Throughout my life, I have to admit to pretending to like certain things that I, in secret, really do not like at all. Something to do with insecurity and wanting to seem like a hip kid. But now that I'm a little older, there are several things I am now ready to confess.
I don't like wine. Or really any other kind of alcohol. I remember in post-college days the popularity of wine tasting parties and microbrew tours. I went through a phase of ordering a glass of white wine with dinner. But now I realize: I hate wine. I think it tastes like corroded, humiliated grapes. If I were to go out to a fancy dinner and treat myself, I would want a chocolate malt with dinner. Not a glass of wine. I guess I'm just not super classy.
I don't like Thai food. Thai food is super hip. I'm not sure why it's so much more chic than Chinese, but it is. Really most non-Chinese Asian foods are super hip: Vietnamese, Laotian, Indian. But now I realize: I'd rather eat a burger. With a chocolate malt. I guess I'm just not that worldly.
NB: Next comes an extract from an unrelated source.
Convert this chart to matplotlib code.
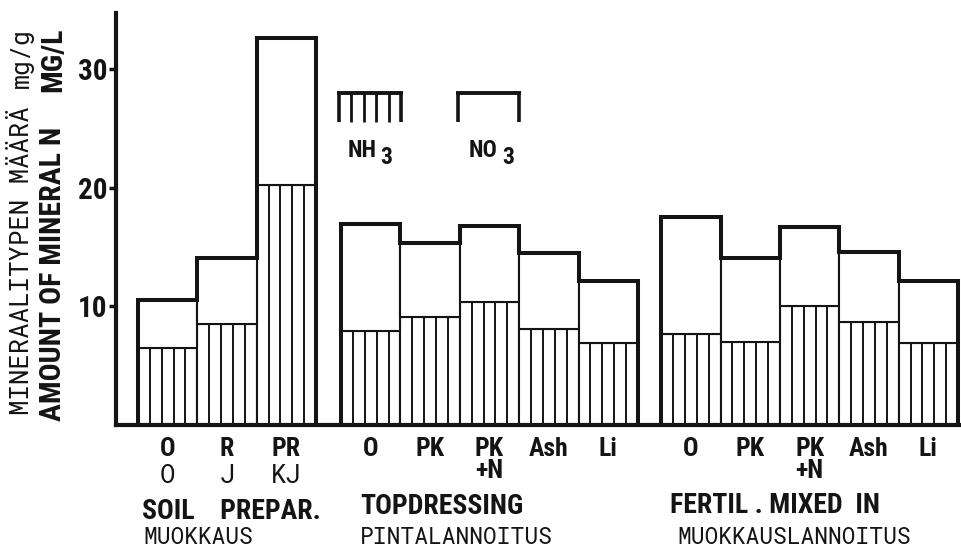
import matplotlib
matplotlib.use('Agg')
import matplotlib.pyplot as plt
import matplotlib.transforms as mtransforms
import numpy as np

# ---------------- data ----------------
soil_cats = ['O', 'R', 'PR']
soil_cats_fi = ['O', 'J', 'KJ']
soil_nh3 = [6.5, 8.5, 20.2]
soil_no3 = [4.0, 5.55, 12.4]

top_cats = ['O', 'PK', 'PK\n+N', 'Ash', 'Li']
top_nh3 = [7.9, 9.1, 10.4, 8.1, 6.9]
top_no3 = [9.0, 6.2, 6.4, 6.35, 5.2]

mix_cats = ['O', 'PK', 'PK\n+N', 'Ash', 'Li']
mix_nh3 = [7.7, 7.0, 10.0, 8.7, 6.9]
mix_no3 = [9.8, 7.1, 6.7, 5.9, 5.2]

group_names = ['SOIL    PREPAR.', 'TOPDRESSING', 'FERTIL . MIXED  IN']
group_names_fi = ['MUOKKAUS', 'PINTALANNOITUS', 'MUOKKAUSLANNOITUS']
yticks = [10, 20, 30]

# ---------------- layout ----------------
W, H = 961, 549
INK = '#141414'
group_starts = [0.0, 3.42, 8.81]
groups = [
    (soil_cats, soil_nh3, soil_no3),
    (top_cats, top_nh3, top_no3),
    (mix_cats, mix_nh3, mix_no3),
]

BOLD = dict(family=['Roboto Condensed', 'DejaVu Sans'], weight='bold', color=INK)
THIN = dict(family=['Roboto Mono', 'DejaVu Sans Mono'], color=INK)

fig = plt.figure(figsize=(W / 100, H / 100), dpi=100)
fig.patch.set_facecolor('white')
ax = fig.add_axes([116 / W, 124 / H, (W - 116) / W, (425 - 13) / H])
ax.set_xlim(-0.37, 13.86)
ax.set_ylim(0, 34.7)

for start, (cats, nh3, no3) in zip(group_starts, groups):
    n = len(cats)
    lefts = start + np.arange(n)
    nh3 = np.asarray(nh3)
    no3 = np.asarray(no3)
    tot = nh3 + no3
    ax.bar(lefts, nh3, width=1, align='edge', facecolor='white',
           edgecolor=INK, linewidth=1.5, zorder=2)
    ax.bar(lefts, no3, bottom=nh3, width=1, align='edge', facecolor='white',
           edgecolor=INK, linewidth=1.5, zorder=2)
    # vertical hatch lines in NH3 part
    for l, h in zip(lefts, nh3):
        ax.vlines(l + np.arange(1, 5) / 5.0, 0, h, color=INK, linewidth=1.4, zorder=3)
    # thick stepped outline
    xs = [lefts[0]]
    ys = [0]
    for l, t in zip(lefts, tot):
        xs += [l, l + 1]
        ys += [t, t]
    xs.append(lefts[-1] + 1)
    ys.append(0)
    ax.plot(xs, ys, color=INK, linewidth=2.9, solid_joinstyle='miter',
            solid_capstyle='butt', zorder=4, clip_on=False)

# axes styling
for s in ['top', 'right']:
    ax.spines[s].set_visible(False)
for s in ['left', 'bottom']:
    ax.spines[s].set_linewidth(3)
    ax.spines[s].set_color(INK)
    ax.spines[s].set_zorder(5)
ax.set_xticks([])
ax.set_yticks(yticks)
ax.set_yticklabels([str(v) for v in yticks])
ax.tick_params(axis='y', direction='out', length=5, width=2.5, pad=1, colors=INK)
for lab in ax.get_yticklabels():
    lab.set_fontfamily(BOLD['family'])
    lab.set_fontweight('bold')
    lab.set_fontsize(21)

# category labels
trans = mtransforms.blended_transform_factory(ax.transData, fig.transFigure)
def fy(ypx):
    return 1 - ypx / H

for gi, (start, (cats, nh3, no3)) in enumerate(zip(group_starts, groups)):
    centers = start + np.arange(len(cats)) + 0.5
    for c, lab in zip(centers, cats):
        parts = lab.split('\n')
        ax.text(c, fy(456), parts[0], transform=trans, ha='center', va='baseline',
                fontsize=18.5, **BOLD)
        if len(parts) > 1:
            ax.text(c, fy(478), parts[1], transform=trans, ha='center', va='baseline',
                    fontsize=18.5, **BOLD)
    if gi == 0:
        for c, lab in zip(centers, soil_cats_fi):
            ax.text(c, fy(483), lab, transform=trans, ha='center', va='baseline',
                    fontsize=18.5, **THIN)

# group labels
name_x = [142, 360, 670]
name_y = [519, 514, 513]
fi_x = [143, 360, 677]
for nm, fnm, x, y, xf in zip(group_names, group_names_fi, name_x, name_y, fi_x):
    fig.text(x / W, fy(y), nm, ha='left', va='baseline', fontsize=20, **BOLD)
    fig.text(xf / W, fy(544), fnm, ha='left', va='baseline', fontsize=16.5, **THIN)

# y labels
fig.text(22 / W, fy(415), 'MINERAALITYPEN MÄÄRÄ', rotation=90,
         ha='center', va='bottom', fontsize=18.5, **THIN)
fig.text(22 / W, fy(28), 'mg/g', rotation=90,
         ha='center', va='top', fontsize=18, **THIN)
fig.text(53 / W, fy(421), 'AMOUNT OF MINERAL N', rotation=90,
         ha='center', va='bottom', fontsize=21.5, **BOLD)
fig.text(53 / W, fy(28), 'MG/L', rotation=90,
         ha='center', va='top', fontsize=21.5, **BOLD)

# legend glyphs
def line_px(x0, y0, x1, y1, lw):
    fig.add_artist(plt.Line2D([x0 / W, x1 / W], [fy(y0), fy(y1)], color=INK,
                              linewidth=lw, solid_capstyle='butt',
                              transform=fig.transFigure))

# NH3 symbol
line_px(337, 93, 403, 93, 2.8)
legs = np.linspace(339, 401, 6)
for i, x in enumerate(legs):
    line_px(x, 93, x, 122, 2.6 if i in (0, len(legs) - 1) else 2.0)
# NO3 symbol
line_px(456, 93, 521, 93, 2.8)
line_px(458, 93, 458, 122, 2.6)
line_px(519, 93, 519, 122, 2.6)

fig.text(362 / W, fy(150), 'NH', ha='center', va='center', fontsize=17, **BOLD)
fig.text(386 / W, fy(157), '3', ha='center', va='center', fontsize=17, **BOLD)
fig.text(483 / W, fy(150), 'NO', ha='center', va='center', fontsize=17, **BOLD)
fig.text(508 / W, fy(157), '3', ha='center', va='center', fontsize=17, **BOLD)

fig.savefig('out.png', dpi=100, facecolor='white')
I don't like rock climbing. I went through a phase in high school and college in which I pretended that rock climbing was fun. In high school, I took a month-long course on rock climbing that was taught by the super-hot math teacher who was the son of our football coach. In later days, his father was fired for having a picture in his office drawer of he and his son posing nude with guns while hunting. But I digress. In college I went bouldering with the boys, but I dislike bouldering even more than rock climbing. Rock climbing and bouldering aren't fun. How can you enjoy nature when you're clinging to the face of a rock? And why cling to the face of a rock unless you're about to die? I'd rather take a slow stroll by a mountain stream. I guess I'm just not that adventurous.
I don't like fish. All the hip foodies are into fish. The weirder the better. I went through a phase of ordering fish whenever I ate out at fancy meals. You know, Omega 3s and all. But now I feel I can fess up: I hate fish. That is, unless it's a mahi mahi caught fresh and served on a beach in Kauai. Other than that, I don't want to ever eat fish. I'd rather eat a bowl of Cinnamon Life cereal. I guess I'm just not that healthy.
I don't like book club books or Literature with a capital L. I was an English major, so I'm supposed to love all those deep Oprah books, right? The more depressing and "raw" the better. The more convoluted and subculture the better. But now that I'm 10 years from my lit degree, I feel I can admit: I hate all that so-called Literature with a capital L. I like happy books. I like fairy tales. Move over, Holden Caulfield; I want Father Tim and Miss Marple. I don't want to read about internment camps or the Holocaust or child abuse or genocides. I want to read about happy people in happy places doing happy things. I guess I'm just not all that sophisticated.
I don't like artsy movies or documentaries. Because I work for Compassion, I'm often asked if I've seen the next edgy documentary on this issue or that. But after a long day of reading about life in poverty, there's nothing I want more than to watch an episode of Shaun the Sheep. My favorite movies are all either animated or written by Jane Austen. It's a good thing I have a kid now to legitimatize my childish taste. I guess I truly am the child of my parents (who play Candy Land for fun, long after their three daughters moved out).
Now is your chance to come clean too. What do you really dislike that you have pretended to like to be a cool kid?